Text: Žikica Milošević
An introvert, but in a good geostrategic position – not to mention the EU institutions and the omnipresent beer, cheese, art and chocolate. Together with comic books, this brings to life the child and the hedonist within us, even under such a gloomy sky.
Belgium might not be in the middle of Europe (some people say that Switzerland is in the middle, but they are totally wrong – it is not even Prague or Vienna, but rather the middle of Europe is actually somewhere between Budapest, Lviv and Kraków), but Belgium is precisely between the superpowers of Europe; right between France and the Netherlands, right between Germany and England. So, this accessibility from all sides makes it a popular tourist destination. Wherever you step, you are in Belgium. That’s a lot like Serbia, which is why the two countries shared the misfortune of failing to remain neutral in every major conflict. Quite simply, they were along the way. However, in tourism terms this is quite a good thing.

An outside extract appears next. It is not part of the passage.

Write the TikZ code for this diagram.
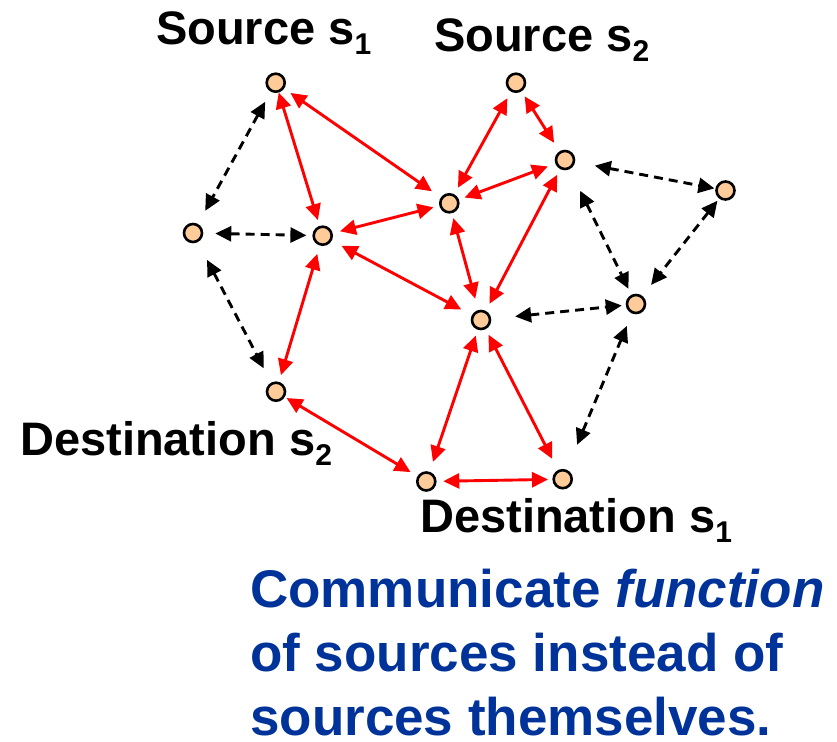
\documentclass[tikz,border=0pt]{standalone}
\usepackage{fontspec}
\setmainfont{Liberation Sans}
\usetikzlibrary{arrows.meta}
\definecolor{nodefill}{HTML}{FFCC99}
\definecolor{textblue}{HTML}{003399}
\newcommand{\mysub}[1]{\raisebox{-10pt}{\fontsize{30}{30}\selectfont #1}}
\begin{document}
\begin{tikzpicture}[x=1pt,y=-1pt,
  nd/.style={circle,draw=black,fill=nodefill,line width=2.6pt,minimum size=18pt,inner sep=0pt},
  tipsty/.style={{Triangle[length=16pt,width=15pt]}-{Triangle[length=16pt,width=15pt]}},
  redge/.style={draw=red,line width=2.9pt,tipsty},
  dedge/.style={draw=black,line width=2.9pt,dash pattern=on 9pt off 6pt,tipsty},
  lbl/.style={anchor=base west,inner sep=0pt,font=\fontsize{47}{47}\selectfont\bfseries},
  blu/.style={anchor=base west,inner sep=0pt,text=textblue,font=\fontsize{53}{53}\selectfont\bfseries}]
\useasboundingbox (0,0) rectangle (837,741);

% nodes
\node[nd] (A) at (275.7,82.7) {};
\node[nd] (B) at (516,82.7) {};
\node[nd] (C) at (565,160) {};
\node[nd] (D) at (725.5,190.5) {};
\node[nd] (E) at (449.3,203.3) {};
\node[nd] (F) at (193,233) {};
\node[nd] (G) at (322.7,235.7) {};
\node[nd] (H) at (636,304) {};
\node[nd] (I) at (481,320) {};
\node[nd] (J) at (276,391.7) {};
\node[nd] (K) at (426.3,481.5) {};
\node[nd] (L) at (562.7,479.2) {};

% labels
\node[lbl] (ls1) at (156,45) {Source s\mysub{1}};
\node[lbl] (ls2) at (434,52) {Source s\mysub{2}};
\node[lbl] (ld2) at (20,455) {Destination s\mysub{2}};
\node[lbl] (ld1) at (420,532) {Destination s\mysub{1}};

\node[blu] (t1) at (250,607) {Communicate \textit{function}};
\node[blu] (t2) at (250,671) {of sources instead of};
\node[blu] (t3) at (250,735) {sources themselves.};

% red edges
\draw[redge,shorten <=0pt,shorten >=6pt] (A) -- (G);
\draw[redge,shorten <=7.6pt,shorten >=10.8pt] (A) -- (E);
\draw[redge,shorten <=6pt,shorten >=7.5pt] (E) -- (G);
\draw[redge,shorten <=5pt,shorten >=11.7pt] (E) -- (I);
\draw[redge,shorten <=7.4pt,shorten >=7.5pt] (B) -- (E);
\draw[redge,shorten <=5.8pt,shorten >=10pt] (B) -- (C);
\draw[redge,shorten <=8pt,shorten >=6pt] (C) -- (E);
\draw[redge,shorten <=6.4pt,shorten >=8pt] (C) -- (I);
\draw[redge,shorten <=8.6pt,shorten >=7pt] (G) -- (J);
\draw[redge,shorten <=11pt,shorten >=12pt] (G) -- (I);
\draw[redge,shorten <=2pt,shorten >=8pt] (J) -- (K);
\draw[redge,shorten <=6pt,shorten >=10.4pt] (I) -- (K);
\draw[redge,shorten <=6.3pt,shorten >=12.5pt] (I) -- (L);
\draw[redge,shorten <=6.7pt,shorten >=4.4pt] (K) -- (L);

% dashed edges
\draw[dedge,shorten <=11.5pt,shorten >=15pt] (A) -- (F);
\draw[dedge,shorten <=12pt,shorten >=6pt] (F) -- (G);
\draw[dedge,shorten <=20pt,shorten >=16pt] (F) -- (J);
\draw[dedge,shorten <=20pt,shorten >=1pt] (C) -- (D);
\draw[dedge,shorten <=24pt,shorten >=6.6pt] (C) -- (H);
\draw[dedge,shorten <=2.7pt,shorten >=14pt] (D) -- (H);
\draw[dedge,shorten <=24pt,shorten >=4pt] (I) -- (H);
\draw[dedge,shorten <=27pt,shorten >=13.5pt] (L) -- (H);
\end{tikzpicture}
\end{document}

If we start talking numbers, we can see that Belgium is visited by 10 million foreign travellers annually and the tourist industry generates 2.8% of Belgium’s gross domestic product, employing 3.3% of the working population (142,000 people). Two-thirds of visitors come from the larger nearby countries – France, The Netherlands, the United Kingdom and Germany, while there are also many tourists coming from Spain and Italy.
Belgium’s major tourist attractions are the Flemish cities: the “Big Three”: Ghent, Antwerp and, of course, Bruges, which is loved by the fans of the film In Bruges and hated by Joseph Conrad, as mentioned earlier. However, it seems that people now love the Flemish cities, and the hook is their new beauty in the era of new irrationalism. Of course, Brussels is the capital of Europe in a way, and there is no real globetrotter who has not visited the Belgian capital. The other attractions are Leuven and Mechelen, the Flemish Cities of Art, which attract many cultural tourists, while of course there are also Walloon cites like Liege or Charleroi, which have their own charms and beauty, and many sleepy towns in the valleys that are covered by fog in autumn, creating a beautiful image that this article’s author cannot forget. Spiked Gothic towers, dark brick walls… It is like a signpost for Britain in a way. Much of the tourism industry is focused either along the heavily developed coastline or in the Ardennes.

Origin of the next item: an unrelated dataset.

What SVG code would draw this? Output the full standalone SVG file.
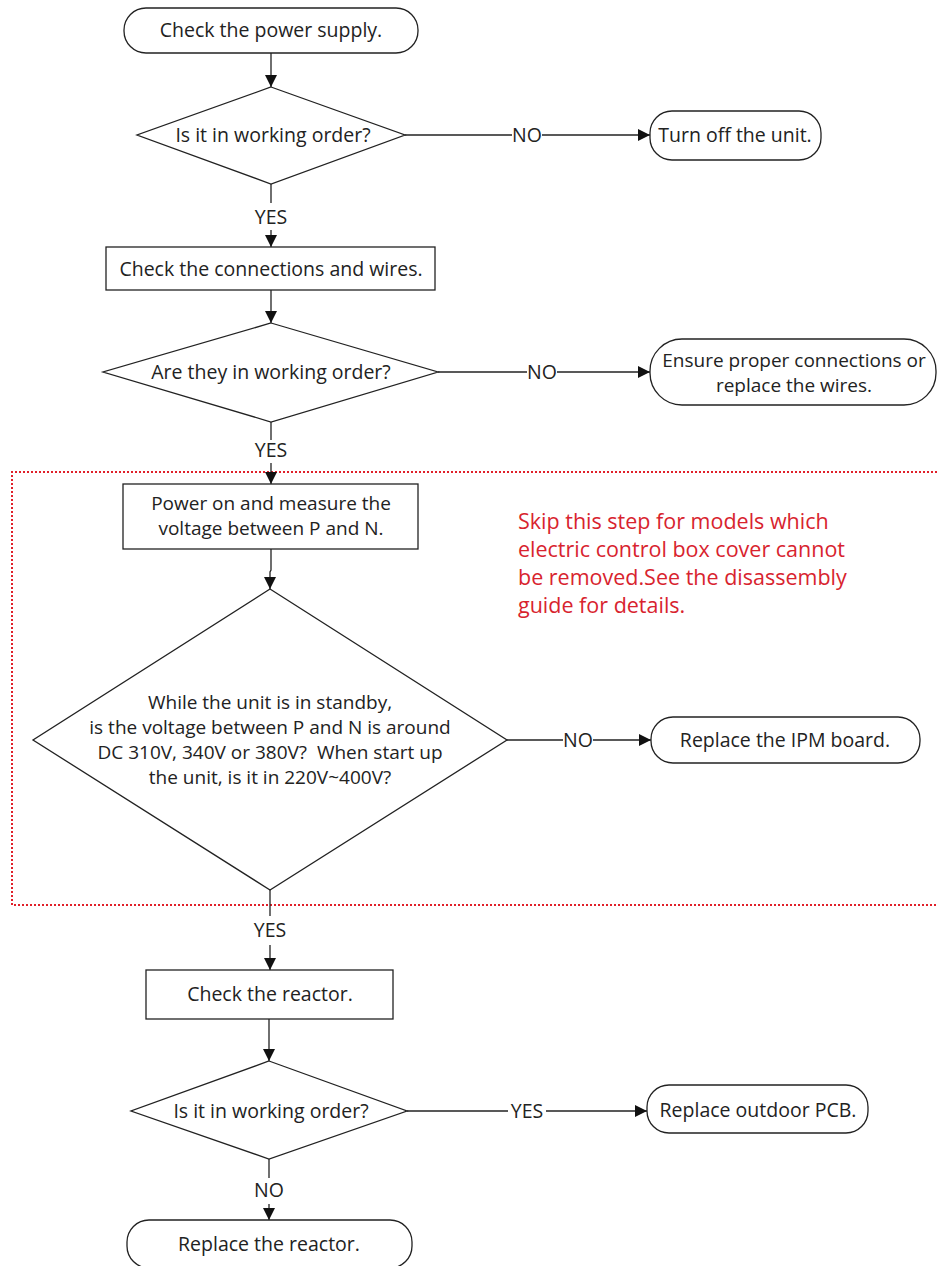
<svg xmlns="http://www.w3.org/2000/svg" width="937" height="1266" viewBox="0 0 937 1266">
<defs>
<marker id="arr" viewBox="0 0 10 10" refX="10" refY="5" markerWidth="12" markerHeight="12" markerUnits="userSpaceOnUse" orient="auto">
<path d="M0,0 L10,5 L0,10 Z" fill="#111"/>
</marker>
<style>
.shape{fill:#fff;stroke:#222;stroke-width:1.3}
.t{font-family:"Open Sans","Noto Sans",sans-serif;font-size:19.5px;fill:#222;text-anchor:middle}
.t2{font-family:"Open Sans","Noto Sans",sans-serif;font-size:19px;fill:#222;text-anchor:middle}
.lbl{font-family:"Open Sans","Noto Sans",sans-serif;font-size:19.5px;fill:#222;text-anchor:middle}
.c{stroke:#222;stroke-width:1.3;fill:none}
.red{font-family:"Open Sans","Noto Sans",sans-serif;font-size:21.5px;fill:#d8232e}
.dot{stroke:#e0202a;stroke-width:2;stroke-dasharray:2,2;fill:none}
</style>
</defs>
<rect width="937" height="1266" fill="#fff"/>
<path id="zone" class="dot" d="M937,472 H12 V905 H937"/>
<g id="connectors">
<path class="c" d="M271,53 V87" marker-end="url(#arr)"/>
<path class="c" d="M405,135 H512"/>
<path class="c" d="M542,135 H650" marker-end="url(#arr)"/>
<text class="lbl" x="527" y="142">NO</text>
<path class="c" d="M271,184 V203"/>
<text class="lbl" x="271" y="224">YES</text>
<path class="c" d="M271,230 V247" marker-end="url(#arr)"/>
<path class="c" d="M271,290 V323" marker-end="url(#arr)"/>
<path class="c" d="M438,372 H527"/>
<path class="c" d="M557,372 H650" marker-end="url(#arr)"/>
<text class="lbl" x="542" y="379">NO</text>
<path class="c" d="M271,422 V440"/>
<text class="lbl" x="271" y="457">YES</text>
<path class="c" d="M271,463 V484" marker-end="url(#arr)"/>
<path class="c" d="M271,549 V570 L270,572 V589" marker-end="url(#arr)"/>
<path class="c" d="M507,740 H563"/>
<path class="c" d="M593,740 H651" marker-end="url(#arr)"/>
<text class="lbl" x="578" y="747">NO</text>
<path class="c" d="M270,890 V916"/>
<text class="lbl" x="270" y="937">YES</text>
<path class="c" d="M270,945 V970" marker-end="url(#arr)"/>
<path class="c" d="M269,1019 V1061" marker-end="url(#arr)"/>
<path class="c" d="M407,1111 H508"/>
<path class="c" d="M546,1111 H647" marker-end="url(#arr)"/>
<text class="lbl" x="527" y="1118">YES</text>
<path class="c" d="M269,1159 V1178"/>
<text class="lbl" x="269" y="1197">NO</text>
<path class="c" d="M269,1204 V1220" marker-end="url(#arr)"/>
</g>
<g id="n1">
<rect class="shape" x="124" y="8" width="294" height="45" rx="22" ry="22"/>
<text class="t" x="271" y="37">Check the power supply.</text>
</g>
<g id="d1">
<polygon class="shape" points="271,87 405,135 271,184 137,135"/>
<text class="t" x="273" y="142">Is it in working order?</text>
</g>
<g id="t1">
<rect class="shape" x="650" y="111" width="171" height="49" rx="22" ry="22"/>
<text class="t" x="735" y="142">Turn off the unit.</text>
</g>
<g id="n2">
<rect class="shape" x="106" y="247" width="329" height="43"/>
<text class="t" x="271" y="276">Check the connections and wires.</text>
</g>
<g id="d2">
<polygon class="shape" points="271,323 438,372 271,422 103,372"/>
<text class="t" x="271" y="379">Are they in working order?</text>
</g>
<g id="t2">
<rect class="shape" x="650" y="339" width="286" height="66" rx="32" ry="32"/>
<text class="t2" x="794" y="367">Ensure proper connections or</text>
<text class="t2" x="794" y="392">replace the wires.</text>
</g>
<g id="n3">
<rect class="shape" x="123" y="484" width="295" height="65"/>
<text class="t2" x="271" y="510">Power on and measure the</text>
<text class="t2" x="271" y="535">voltage between P and N.</text>
</g>
<g id="note">
<text class="red" x="518" y="529">Skip this step for models which</text>
<text class="red" x="518" y="557">electric control box cover cannot</text>
<text class="red" x="518" y="585">be removed.See the disassembly</text>
<text class="red" x="518" y="613">guide for details.</text>
</g>
<g id="d3">
<polygon class="shape" points="270,589 507,740 270,890 33,740"/>
<text class="t2" x="270" y="709">While the unit is in standby,</text>
<text class="t2" x="270" y="734">is the voltage between P and N is around</text>
<text class="t2" x="270" y="759" xml:space="preserve">DC 310V, 340V or 380V?  When start up</text>
<text class="t2" x="270" y="784">the unit, is it in 220V~400V?</text>
</g>
<g id="t3">
<rect class="shape" x="651" y="717" width="269" height="46" rx="22" ry="22"/>
<text class="t" x="785" y="747">Replace the IPM board.</text>
</g>
<g id="n4">
<rect class="shape" x="146" y="970" width="247" height="49"/>
<text class="t" x="270" y="1001">Check the reactor.</text>
</g>
<g id="d4">
<polygon class="shape" points="269,1061 407,1111 269,1159 131,1111"/>
<text class="t" x="271" y="1118">Is it in working order?</text>
</g>
<g id="t4">
<rect class="shape" x="647" y="1085" width="221" height="48" rx="22" ry="22"/>
<text class="t" x="758" y="1117">Replace outdoor PCB.</text>
</g>
<g id="t5">
<rect class="shape" x="127" y="1220" width="285" height="48" rx="22" ry="22"/>
<text class="t" x="269" y="1251">Replace the reactor.</text>
</g>
</svg>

The coastal towns attract many sunbathers, and that is not as strange as it might appear to those of us looking from the south. The long sandy beaches, despite high tides and strong winds, are often bathed in sunshine and outdoor activities abound. It is not all about sunbathing and laziness, as there is something to be found in sailing, beach football and socialising. And it is quite charming that you don’t know if you will need a sweater, sun cream, an umbrella or sunglasses. It is just a different kind of beauty, and it is quite exotic and worth visiting.
Bruges, however, is perhaps the “crown jewel” of Belgian tourism. This veritable “Venice of the North” has many medieval buildings (the Church of Our Lady, the Beguinage, the old city gates etc.). Known regionally for its lace, it was the European Capital of Culture in 2002. And don’t forget the waffles of Liege, or gauffres liegeoises! They are certainly one reason to come to Belgium. Not to mention Leffe Brun, perhaps one of the world’s top beers, which, like many other beers, was initially made by monks in a monastery.
Belgium might be a tiny country, but its cultural diversity, with the Flemish coastline, cities of arts, the German-speaking city of Eupen and Wallonia’s Ardennes, with its dense forests and the world’s first ever spa town, called Spa, are worth visiting for quite a few days! Oh, yes, Spa was the first place where the aristocracy flocked to enjoy the hot mineral waters, hence the word “spa” became the generic name of all such resorts. Cute, huh?